[Code that draws figures]
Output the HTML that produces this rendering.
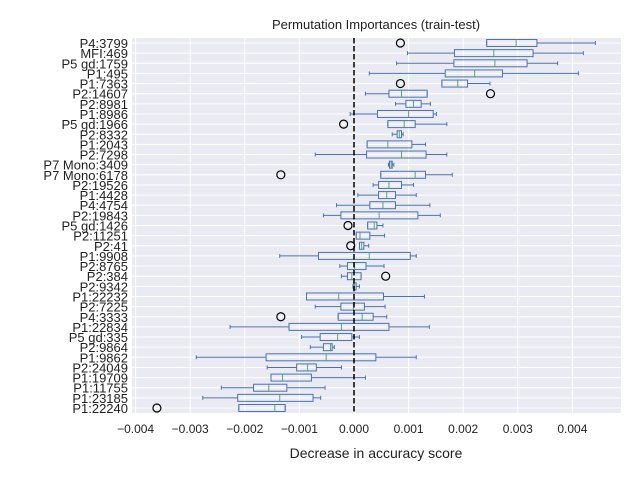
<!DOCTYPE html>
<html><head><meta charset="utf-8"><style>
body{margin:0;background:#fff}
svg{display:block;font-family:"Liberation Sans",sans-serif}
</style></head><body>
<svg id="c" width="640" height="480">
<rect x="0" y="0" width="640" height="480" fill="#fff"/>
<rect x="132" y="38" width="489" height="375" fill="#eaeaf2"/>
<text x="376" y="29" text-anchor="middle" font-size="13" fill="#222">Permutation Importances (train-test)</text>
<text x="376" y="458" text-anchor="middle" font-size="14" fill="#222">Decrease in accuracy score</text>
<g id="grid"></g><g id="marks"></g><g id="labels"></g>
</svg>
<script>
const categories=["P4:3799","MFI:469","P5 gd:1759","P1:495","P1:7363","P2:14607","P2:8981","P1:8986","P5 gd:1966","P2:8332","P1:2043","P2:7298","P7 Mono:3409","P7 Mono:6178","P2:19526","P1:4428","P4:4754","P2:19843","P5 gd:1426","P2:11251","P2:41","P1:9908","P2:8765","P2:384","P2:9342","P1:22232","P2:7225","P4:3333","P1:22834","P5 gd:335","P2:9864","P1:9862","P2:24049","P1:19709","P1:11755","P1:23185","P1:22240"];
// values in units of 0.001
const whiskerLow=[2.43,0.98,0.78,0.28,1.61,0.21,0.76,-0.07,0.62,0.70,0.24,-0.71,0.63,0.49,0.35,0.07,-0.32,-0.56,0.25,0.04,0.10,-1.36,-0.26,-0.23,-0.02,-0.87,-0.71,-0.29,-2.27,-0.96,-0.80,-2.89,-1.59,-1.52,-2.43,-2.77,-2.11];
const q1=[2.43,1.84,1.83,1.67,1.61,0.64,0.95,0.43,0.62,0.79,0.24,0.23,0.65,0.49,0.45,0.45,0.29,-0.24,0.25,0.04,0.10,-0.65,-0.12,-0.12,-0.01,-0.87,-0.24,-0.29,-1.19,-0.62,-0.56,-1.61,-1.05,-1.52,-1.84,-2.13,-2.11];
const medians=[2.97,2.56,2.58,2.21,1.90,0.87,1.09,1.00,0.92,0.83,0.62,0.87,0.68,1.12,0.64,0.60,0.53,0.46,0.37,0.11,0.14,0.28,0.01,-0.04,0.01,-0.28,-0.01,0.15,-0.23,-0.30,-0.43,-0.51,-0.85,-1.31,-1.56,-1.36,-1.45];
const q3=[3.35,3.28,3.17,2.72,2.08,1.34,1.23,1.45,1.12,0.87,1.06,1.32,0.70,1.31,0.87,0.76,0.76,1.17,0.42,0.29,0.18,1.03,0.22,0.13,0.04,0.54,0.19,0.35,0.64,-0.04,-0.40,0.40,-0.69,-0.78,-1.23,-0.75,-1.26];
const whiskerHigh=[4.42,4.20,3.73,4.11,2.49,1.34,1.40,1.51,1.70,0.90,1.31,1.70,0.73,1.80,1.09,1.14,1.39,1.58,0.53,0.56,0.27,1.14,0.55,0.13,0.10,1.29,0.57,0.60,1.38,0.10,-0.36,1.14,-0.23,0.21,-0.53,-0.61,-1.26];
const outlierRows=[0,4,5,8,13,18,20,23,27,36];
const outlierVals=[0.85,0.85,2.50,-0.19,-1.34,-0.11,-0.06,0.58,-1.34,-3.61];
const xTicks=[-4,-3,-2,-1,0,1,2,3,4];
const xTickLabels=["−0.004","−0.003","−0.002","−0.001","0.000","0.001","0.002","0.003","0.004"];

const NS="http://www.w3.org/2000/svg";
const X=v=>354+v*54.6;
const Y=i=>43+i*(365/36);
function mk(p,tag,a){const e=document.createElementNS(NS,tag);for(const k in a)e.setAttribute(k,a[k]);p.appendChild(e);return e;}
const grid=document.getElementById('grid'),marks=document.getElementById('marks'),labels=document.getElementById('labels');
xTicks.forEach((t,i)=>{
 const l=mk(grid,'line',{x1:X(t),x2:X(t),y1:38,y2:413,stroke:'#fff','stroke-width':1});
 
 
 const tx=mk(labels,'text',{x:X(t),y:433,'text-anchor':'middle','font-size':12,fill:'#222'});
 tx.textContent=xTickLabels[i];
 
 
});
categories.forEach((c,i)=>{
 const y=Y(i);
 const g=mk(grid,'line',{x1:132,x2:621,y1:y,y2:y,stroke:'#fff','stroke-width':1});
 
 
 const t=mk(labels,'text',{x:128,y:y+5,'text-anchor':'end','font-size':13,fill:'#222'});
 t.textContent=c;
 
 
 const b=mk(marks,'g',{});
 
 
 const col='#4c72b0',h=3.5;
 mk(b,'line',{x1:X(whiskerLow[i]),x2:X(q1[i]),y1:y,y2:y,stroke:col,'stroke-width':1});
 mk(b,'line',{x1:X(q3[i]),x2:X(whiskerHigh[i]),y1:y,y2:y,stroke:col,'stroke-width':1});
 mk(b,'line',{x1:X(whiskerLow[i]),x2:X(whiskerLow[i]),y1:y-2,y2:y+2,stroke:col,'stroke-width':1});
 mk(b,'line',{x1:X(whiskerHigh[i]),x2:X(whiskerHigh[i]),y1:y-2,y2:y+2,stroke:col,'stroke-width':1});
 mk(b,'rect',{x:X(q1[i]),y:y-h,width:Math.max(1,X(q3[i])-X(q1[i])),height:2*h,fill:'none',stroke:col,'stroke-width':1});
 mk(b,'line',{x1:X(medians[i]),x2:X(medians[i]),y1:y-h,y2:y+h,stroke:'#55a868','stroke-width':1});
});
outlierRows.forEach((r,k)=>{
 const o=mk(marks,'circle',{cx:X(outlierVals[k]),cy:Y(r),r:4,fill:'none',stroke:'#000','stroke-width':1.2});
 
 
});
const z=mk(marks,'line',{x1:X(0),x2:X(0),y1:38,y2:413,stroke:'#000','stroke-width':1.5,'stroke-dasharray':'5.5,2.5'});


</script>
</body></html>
* * *
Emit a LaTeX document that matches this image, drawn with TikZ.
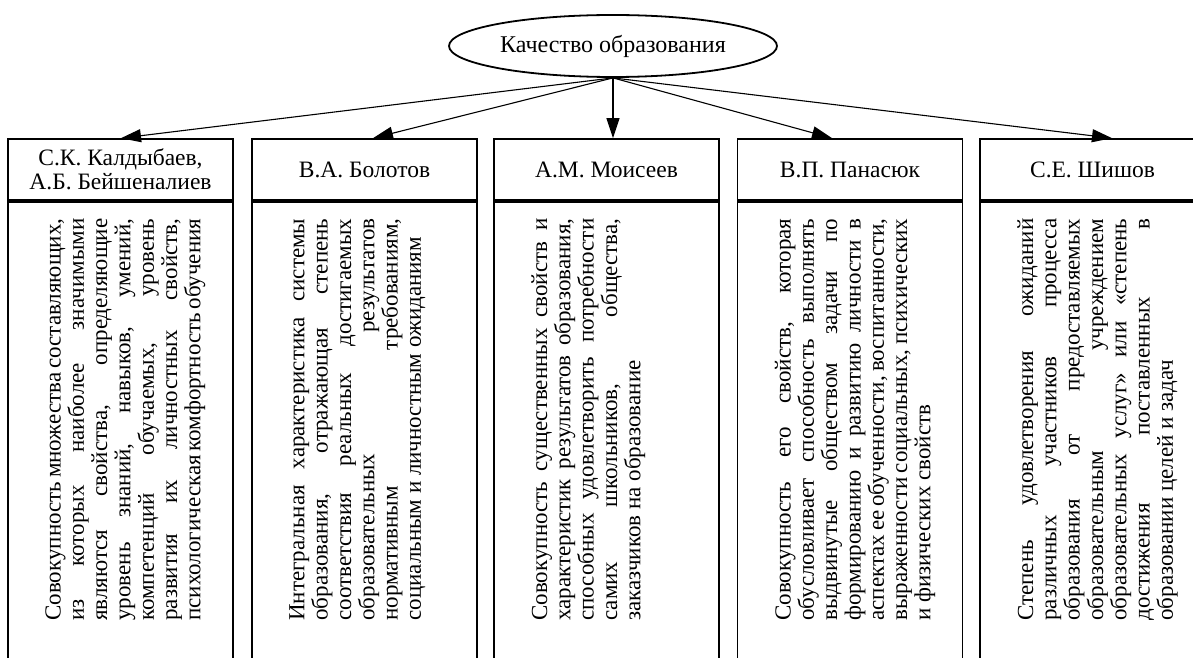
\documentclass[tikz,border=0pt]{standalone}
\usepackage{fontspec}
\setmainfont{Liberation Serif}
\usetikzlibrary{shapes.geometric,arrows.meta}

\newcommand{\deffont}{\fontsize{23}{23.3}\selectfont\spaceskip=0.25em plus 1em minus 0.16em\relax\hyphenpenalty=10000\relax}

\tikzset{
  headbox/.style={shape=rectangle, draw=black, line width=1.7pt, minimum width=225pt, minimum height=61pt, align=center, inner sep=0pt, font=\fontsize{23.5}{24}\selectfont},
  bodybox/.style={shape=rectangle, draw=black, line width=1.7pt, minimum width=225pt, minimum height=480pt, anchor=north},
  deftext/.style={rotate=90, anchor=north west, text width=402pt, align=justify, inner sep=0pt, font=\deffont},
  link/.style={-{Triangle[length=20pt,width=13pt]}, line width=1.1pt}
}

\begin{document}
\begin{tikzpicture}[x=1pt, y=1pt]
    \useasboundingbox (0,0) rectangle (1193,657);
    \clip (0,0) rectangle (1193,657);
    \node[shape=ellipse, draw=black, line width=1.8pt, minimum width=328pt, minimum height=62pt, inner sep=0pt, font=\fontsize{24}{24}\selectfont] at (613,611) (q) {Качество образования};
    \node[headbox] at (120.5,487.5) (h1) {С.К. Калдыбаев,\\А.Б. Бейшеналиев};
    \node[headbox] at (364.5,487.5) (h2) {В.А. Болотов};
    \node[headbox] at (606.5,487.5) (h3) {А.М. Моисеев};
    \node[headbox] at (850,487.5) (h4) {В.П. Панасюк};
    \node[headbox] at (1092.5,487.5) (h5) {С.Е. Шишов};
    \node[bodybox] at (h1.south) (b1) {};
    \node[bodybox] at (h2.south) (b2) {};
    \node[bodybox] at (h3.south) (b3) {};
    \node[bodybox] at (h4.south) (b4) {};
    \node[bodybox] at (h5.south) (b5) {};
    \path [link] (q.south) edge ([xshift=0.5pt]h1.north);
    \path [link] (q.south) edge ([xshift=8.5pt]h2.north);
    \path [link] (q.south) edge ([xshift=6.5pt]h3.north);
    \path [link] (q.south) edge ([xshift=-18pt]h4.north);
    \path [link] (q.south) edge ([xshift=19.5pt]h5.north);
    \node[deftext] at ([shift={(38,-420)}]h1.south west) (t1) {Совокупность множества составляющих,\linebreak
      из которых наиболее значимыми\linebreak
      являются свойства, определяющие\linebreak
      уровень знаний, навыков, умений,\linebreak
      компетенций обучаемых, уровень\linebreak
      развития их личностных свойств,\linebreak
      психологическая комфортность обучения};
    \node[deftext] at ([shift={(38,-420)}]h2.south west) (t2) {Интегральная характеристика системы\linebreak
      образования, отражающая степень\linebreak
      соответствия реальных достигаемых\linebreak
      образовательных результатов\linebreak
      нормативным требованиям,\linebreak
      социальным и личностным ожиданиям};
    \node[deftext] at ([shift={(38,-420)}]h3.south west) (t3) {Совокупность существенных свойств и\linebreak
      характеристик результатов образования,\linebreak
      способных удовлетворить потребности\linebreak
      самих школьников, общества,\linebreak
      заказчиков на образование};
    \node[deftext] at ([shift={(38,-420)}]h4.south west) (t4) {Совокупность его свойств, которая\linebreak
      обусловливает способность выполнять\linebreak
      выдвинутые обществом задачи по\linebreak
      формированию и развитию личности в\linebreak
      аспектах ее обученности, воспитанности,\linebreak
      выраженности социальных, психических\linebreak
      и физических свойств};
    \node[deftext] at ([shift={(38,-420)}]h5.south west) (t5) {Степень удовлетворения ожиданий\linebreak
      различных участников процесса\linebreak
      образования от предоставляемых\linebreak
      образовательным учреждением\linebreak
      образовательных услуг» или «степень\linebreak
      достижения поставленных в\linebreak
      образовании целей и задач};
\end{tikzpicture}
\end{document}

Direction ▸ Transcribe exactly the lines between the one containing "Emit a LaTeX" and the one containing "plus 1em minus", counting both ends. Pictures are not copied.

Full output ▸
Emit a LaTeX document that matches this image, drawn with TikZ.
\documentclass[tikz,border=0pt]{standalone}
\usepackage{fontspec}
\setmainfont{Liberation Serif}
\usetikzlibrary{shapes.geometric,arrows.meta}

\newcommand{\deffont}{\fontsize{23}{23.3}\selectfont\spaceskip=0.25em plus 1em minus 0.16em\relax\hyphenpenalty=10000\relax}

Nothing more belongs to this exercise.